ITT's triple-B corporate credit rating, preliminary triple-B/triple-B-minus shelf debt rating and A-2 commercial paper rating, as well as Caesars World's triple-B corporate credit rating, were withdrawn.

All of the ratings were removed from Credit Watch. The rating actions reflect Starwood's acquisition of ITT earlier this year, said Standard & Poor's.

Starwood stock fell $1.69, or 7.9 percent, to $19.56 in early afternoon trading today.

Starwood has several well-recognized brand names -- including Caesars, Westin, Sheraton and Four Points -- and is globally diverse, said Standard & Poor's. But the company is also highly leveraged, is pursuing an aggressive share repurchase plan and continues to face "challenges" related to the ITT acquisition, said the agency.

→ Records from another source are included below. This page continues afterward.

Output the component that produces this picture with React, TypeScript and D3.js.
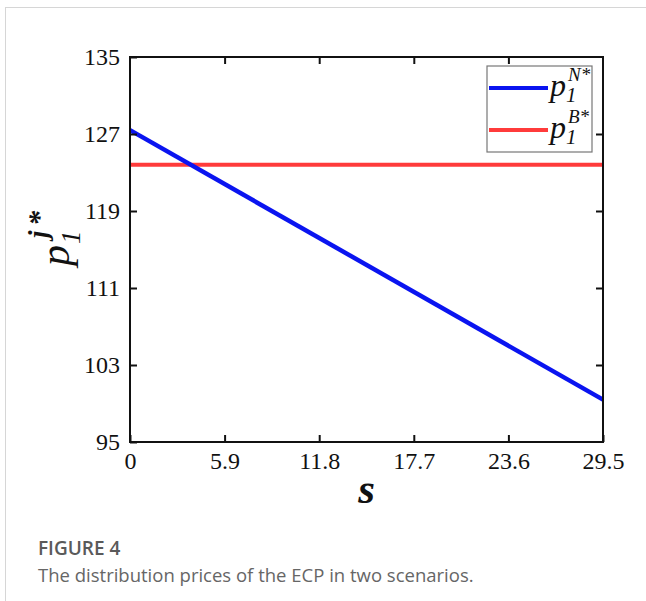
import React, { useEffect, useRef } from 'react';
import * as d3 from 'd3';

// chart data
const xTicks = [0, 5.9, 11.8, 17.7, 23.6, 29.5];
const yTicks = [95, 103, 111, 119, 127, 135];
const sValues = [0, 29.5];
const pN = [127.4, 99.4];
const pB = [123.8, 123.8];

const seriesNames = ['N', 'B'];
const seriesColors = ['#0a14f0', '#ff3b3b'];

const W = 646;
const H = 601;

export default function App() {
  const svgRef = useRef<SVGSVGElement>(null);

  useEffect(() => {
    document.body.style.margin = '0';
    if (!svgRef.current) return;
    const svg = d3.select(svgRef.current);
    svg.selectAll('*').remove();

    const serif = '"Liberation Serif", "Times New Roman", serif';
    const plot = { left: 130, right: 603, top: 57, bottom: 442 };

    // card frame
    svg
      .append('rect')
      .attr('x', 5.5)
      .attr('y', 7.5)
      .attr('width', 800)
      .attr('height', 800)
      .attr('fill', '#fff')
      .attr('stroke', '#d6d6d6')
      .attr('stroke-width', 1);

    const x = d3.scaleLinear().domain([0, 29.5]).range([plot.left, plot.right]);
    const y = d3.scaleLinear().domain([95, 135]).range([plot.bottom, plot.top]);

    const g = svg.append('g');

    // series lines
    const line = d3
      .line<number>()
      .x((_, i) => x(sValues[i]))
      .y(d => y(d));

    g.append('path')
      .datum(pB)
      .attr('fill', 'none')
      .attr('stroke', seriesColors[1])
      .attr('stroke-width', 4)
      .attr('d', line);

    g.append('path')
      .datum(pN)
      .attr('fill', 'none')
      .attr('stroke', seriesColors[0])
      .attr('stroke-width', 4.5)
      .attr('d', line);

    // frame + ticks (mirrored, inward)
    g.append('rect')
      .attr('x', plot.left)
      .attr('y', plot.top)
      .attr('width', plot.right - plot.left)
      .attr('height', plot.bottom - plot.top)
      .attr('fill', 'none')
      .attr('stroke', '#111')
      .attr('stroke-width', 2);

    const tickLen = 7;
    const axisStyle = (sel: d3.Selection<SVGGElement, unknown, null, undefined>) => {
      sel.select('.domain').remove();
      sel.selectAll('.tick line').attr('stroke', '#111').attr('stroke-width', 2);
    };

    g.append('g')
      .attr('transform', `translate(0,${plot.bottom})`)
      .call(d3.axisBottom(x).tickValues(xTicks).tickSize(-tickLen).tickPadding(10).tickFormat(d => String(d)))
      .call(axisStyle)
      .selectAll('text')
      .attr('fill', '#111')
      .attr('font-size', '24px')
      .attr('font-family', serif);

    g.append('g')
      .attr('transform', `translate(0,${plot.top})`)
      .call(d3.axisTop(x).tickValues(xTicks.slice(1, -1)).tickSize(-tickLen).tickFormat(() => ''))
      .call(axisStyle);

    g.append('g')
      .attr('transform', `translate(${plot.left},0)`)
      .call(d3.axisLeft(y).tickValues(yTicks).tickSize(-tickLen).tickPadding(10).tickFormat(d => String(d)))
      .call(axisStyle)
      .selectAll('text')
      .attr('fill', '#111')
      .attr('font-size', '24px')
      .attr('font-family', serif);

    g.append('g')
      .attr('transform', `translate(${plot.right},0)`)
      .call(d3.axisRight(y).tickValues(yTicks.slice(1, -1)).tickSize(-tickLen).tickFormat(() => ''))
      .call(axisStyle);

    // legend
    const leg = g.append('g');
    leg
      .append('rect')
      .attr('x', 487)
      .attr('y', 66)
      .attr('width', 105)
      .attr('height', 86)
      .attr('fill', '#fff')
      .attr('stroke', '#777')
      .attr('stroke-width', 1.2);

    seriesNames.forEach((name, i) => {
      const ly = 88 + i * 42;
      leg
        .append('line')
        .attr('x1', 489)
        .attr('x2', 548)
        .attr('y1', ly)
        .attr('y2', ly)
        .attr('stroke', seriesColors[i])
        .attr('stroke-width', 4);
      const txt = (s: string, tx: number, ty: number, size: number) =>
        leg
          .append('text')
          .attr('x', tx)
          .attr('y', ty)
          .attr('font-family', serif)
          .attr('font-style', 'italic')
          .attr('font-size', `${size}px`)
          .attr('fill', '#111')
          .text(s);
      txt('p', 550, ly + 8, 32);
      txt('1', 566, ly + 14, 21);
      txt(`${name}*`, 568, ly - 7, 19);
    });

    // y label (rotated)
    const yl = svg.append('g').attr('transform', 'translate(69,266) rotate(-90)');
    const ytxt = (s: string, u: number, v: number, size: number, bold = false) =>
      yl
        .append('text')
        .attr('x', u)
        .attr('y', v)
        .attr('font-family', serif)
        .attr('font-style', 'italic')
        .attr('font-weight', bold ? 'bold' : 'normal')
        .attr('font-size', `${size}px`)
        .attr('fill', '#111')
        .text(s);
    ytxt('p', 0, 0, 42);
    ytxt('1', 22, 11, 27);
    ytxt('j', 28, -22, 27, true);
    ytxt('*', 40, -20, 30, true);

    // x label
    svg
      .append('text')
      .attr('x', (plot.left + plot.right) / 2)
      .attr('y', 503)
      .attr('text-anchor', 'middle')
      .attr('font-family', serif)
      .attr('font-style', 'italic')
      .attr('font-weight', 'bold')
      .attr('font-size', '43px')
      .attr('fill', '#111')
      .text('s');

    // caption
    svg
      .append('text')
      .attr('x', 38)
      .attr('y', 555)
      .attr('font-family', '"Open Sans", sans-serif')
      .attr('font-size', '19px')
      .attr('font-weight', 600)
      .attr('fill', '#5a5a5a')
      .text('FIGURE 4');
    svg
      .append('text')
      .attr('x', 38)
      .attr('y', 582)
      .attr('font-family', '"Open Sans", sans-serif')
      .attr('font-size', '18.5px')
      .attr('fill', '#666')
      .text('The distribution prices of the ECP in two scenarios.');
  }, []);

  return <svg ref={svgRef} width={W} height={H} style={{ display: 'block' }}></svg>;
}
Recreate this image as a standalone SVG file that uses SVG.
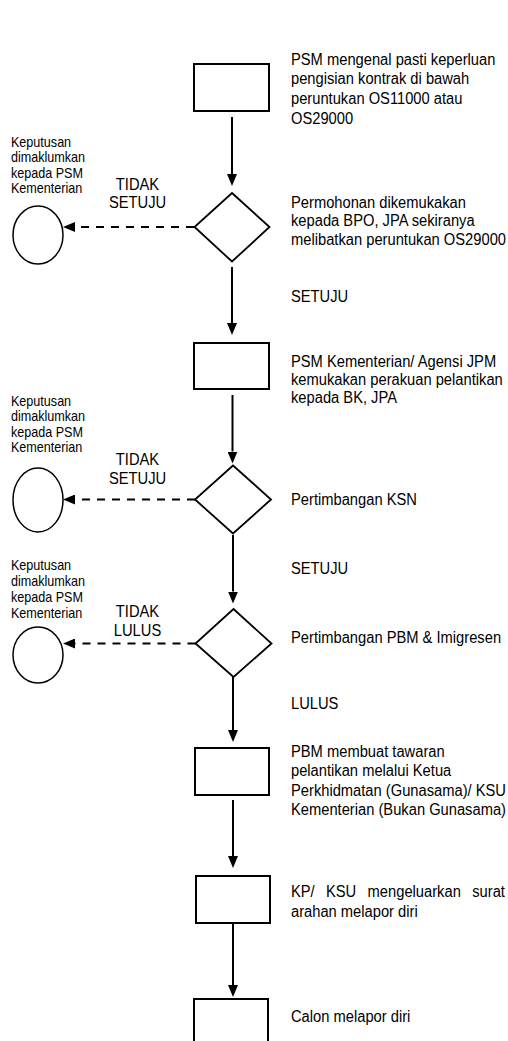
<svg xmlns="http://www.w3.org/2000/svg" width="508" height="1041" viewBox="0 0 508 1041">
<style>
text{font-family:"Liberation Sans",Arial,sans-serif;fill:#000}
.t{font-size:16px}
.s{font-size:14px}
.box{fill:#fff;stroke:#000;stroke-width:2}
.dia{fill:#fff;stroke:#000;stroke-width:1.8}
.end{fill:#fff;stroke:#000;stroke-width:1.5}
.ln{fill:none;stroke:#000;stroke-width:2}
.dash{fill:none;stroke:#000;stroke-width:2;stroke-dasharray:8,7}
</style>
<defs>
<marker id="ah" markerUnits="userSpaceOnUse" markerWidth="12" markerHeight="10" refX="0" refY="5" orient="auto">
<path d="M0,0 L12,5 L0,10 z" fill="#000"/>
</marker>
</defs>
<rect width="508" height="1041" fill="#fff"/>

<g id="n1">
<rect class="box" x="194" y="64" width="75" height="47"/>
<text class="t" transform="scale(0.92,1)"><tspan x="316.3" y="65">PSM mengenal pasti keperluan</tspan><tspan x="316.3" y="84.5">pengisian kontrak di bawah</tspan><tspan x="316.3" y="104">peruntukan OS11000 atau</tspan><tspan x="316.3" y="124">OS29000</tspan></text>
</g>

<g id="d1">
<polygon class="dia" points="232,193 269.5,227 232,261.5 194.5,227"/>
<text class="t" transform="scale(0.92,1)"><tspan x="316.3" y="208">Permohonan dikemukakan</tspan><tspan x="316.3" y="226.5">kepada BPO, JPA sekiranya</tspan><tspan x="316.3" y="245">melibatkan peruntukan OS29000</tspan></text>
</g>

<g id="e1">
<ellipse class="end" cx="38" cy="235" rx="25" ry="29"/>
<text class="s" transform="scale(0.9,1)"><tspan x="12.2" y="147">Keputusan</tspan><tspan x="12.2" y="162.5">dimaklumkan</tspan><tspan x="12.2" y="178">kepada PSM</tspan><tspan x="12.2" y="193">Kementerian</tspan></text>
</g>

<g id="n2">
<rect class="box" x="194" y="343" width="75" height="46"/>
<text class="t" transform="scale(0.92,1)"><tspan x="316.3" y="367">PSM Kementerian/ Agensi JPM</tspan><tspan x="316.3" y="385">kemukakan perakuan pelantikan</tspan><tspan x="316.3" y="403.5">kepada BK, JPA</tspan></text>
</g>

<g id="d2">
<polygon class="dia" points="233,465.5 271,499.5 233,533.5 195,499.5"/>
<text class="t" transform="scale(0.92,1)"><tspan x="316.3" y="505">Pertimbangan KSN</tspan></text>
</g>

<g id="e2">
<ellipse class="end" cx="38" cy="500" rx="25" ry="32"/>
<text class="s" transform="scale(0.9,1)"><tspan x="12.2" y="406">Keputusan</tspan><tspan x="12.2" y="421.3">dimaklumkan</tspan><tspan x="12.2" y="436.6">kepada PSM</tspan><tspan x="12.2" y="452">Kementerian</tspan></text>
</g>

<g id="d3">
<polygon class="dia" points="233.5,609 271.5,643.5 233.5,677 195.5,643.5"/>
<text class="t" transform="scale(0.92,1)"><tspan x="316.3" y="643">Pertimbangan PBM &amp; Imigresen</tspan></text>
</g>

<g id="e3">
<ellipse class="end" cx="38" cy="655" rx="25" ry="28"/>
<text class="s" transform="scale(0.9,1)"><tspan x="12.2" y="570.5">Keputusan</tspan><tspan x="12.2" y="586.5">dimaklumkan</tspan><tspan x="12.2" y="602.5">kepada PSM</tspan><tspan x="12.2" y="618.5">Kementerian</tspan></text>
</g>

<g id="n3">
<rect class="box" x="195" y="748" width="74" height="47"/>
<text class="t" transform="scale(0.92,1)"><tspan x="316.3" y="757">PBM membuat tawaran</tspan><tspan x="316.3" y="776.5">pelantikan melalui Ketua</tspan><tspan x="316.3" y="796">Perkhidmatan (Gunasama)/ KSU</tspan><tspan x="316.3" y="815.5">Kementerian (Bukan Gunasama)</tspan></text>
</g>

<g id="n4">
<rect class="box" x="196" y="876" width="74" height="47"/>
<text class="t" transform="scale(0.92,1)"><tspan x="316.3" y="897">KP/</tspan><tspan x="354.3" y="897">KSU</tspan><tspan x="399.6" y="897">mengeluarkan</tspan><tspan x="513.3" y="897">surat</tspan><tspan x="316.3" y="917">arahan melapor diri</tspan></text>
</g>

<g id="n5">
<rect class="box" x="194" y="999" width="74" height="60"/>
<text class="t" transform="scale(0.92,1)"><tspan x="316.3" y="1022">Calon melapor diri</tspan></text>
</g>

<g id="connectors">
<line class="ln" x1="232" y1="117" x2="232" y2="174" marker-end="url(#ah)"/>
<line class="ln" x1="232" y1="267" x2="232" y2="323" marker-end="url(#ah)"/>
<line class="ln" x1="232.5" y1="395" x2="232.5" y2="451.5" marker-end="url(#ah)"/>
<line class="ln" x1="233" y1="535" x2="233" y2="591.5" marker-end="url(#ah)"/>
<line class="ln" x1="233" y1="677" x2="233" y2="730" marker-end="url(#ah)"/>
<line class="ln" x1="233" y1="800" x2="233" y2="856" marker-end="url(#ah)"/>
<line class="ln" x1="233" y1="923" x2="233" y2="985" marker-end="url(#ah)"/>
<line class="dash" x1="194" y1="227" x2="75" y2="227" marker-end="url(#ah)"/>
<line class="dash" x1="195" y1="499.5" x2="75" y2="499.5" marker-end="url(#ah)"/>
<line class="dash" x1="195.5" y1="643.5" x2="75" y2="643.5" marker-end="url(#ah)"/>
<text class="t" text-anchor="middle" transform="scale(0.92,1)"><tspan x="149.5" y="190">TIDAK</tspan><tspan x="149.5" y="208.5">SETUJU</tspan></text>
<text class="t" text-anchor="middle" transform="scale(0.92,1)"><tspan x="149.5" y="465">TIDAK</tspan><tspan x="149.5" y="484">SETUJU</tspan></text>
<text class="t" text-anchor="middle" transform="scale(0.92,1)"><tspan x="149.5" y="617">TIDAK</tspan><tspan x="149.5" y="636">LULUS</tspan></text>
<text class="t" transform="scale(0.92,1)" x="316.3" y="302">SETUJU</text>
<text class="t" transform="scale(0.92,1)" x="316.3" y="574">SETUJU</text>
<text class="t" transform="scale(0.92,1)" x="316.3" y="709">LULUS</text>
</g>
</svg>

More importantly, said Standard & Poor's, Starwood faces "potentially more difficult business environments in both the gaming and lodging sectors."

"Demand is cyclical," said the agency, "and cash flow will fluctuate if business and leisure travel decline."

Standard & Poor's singled out the Las Vegas market as one where Starwood will likely face problems. Though Caesars Palace is a market leader, the new resorts coming online over the next couple years will clearly impact the Starwood resorts here, said the agency.

Still, said Standard & Poor's, "the company's geographic diversity, lack of asset concentration, and increasing management income help mitigate potential economic downturns."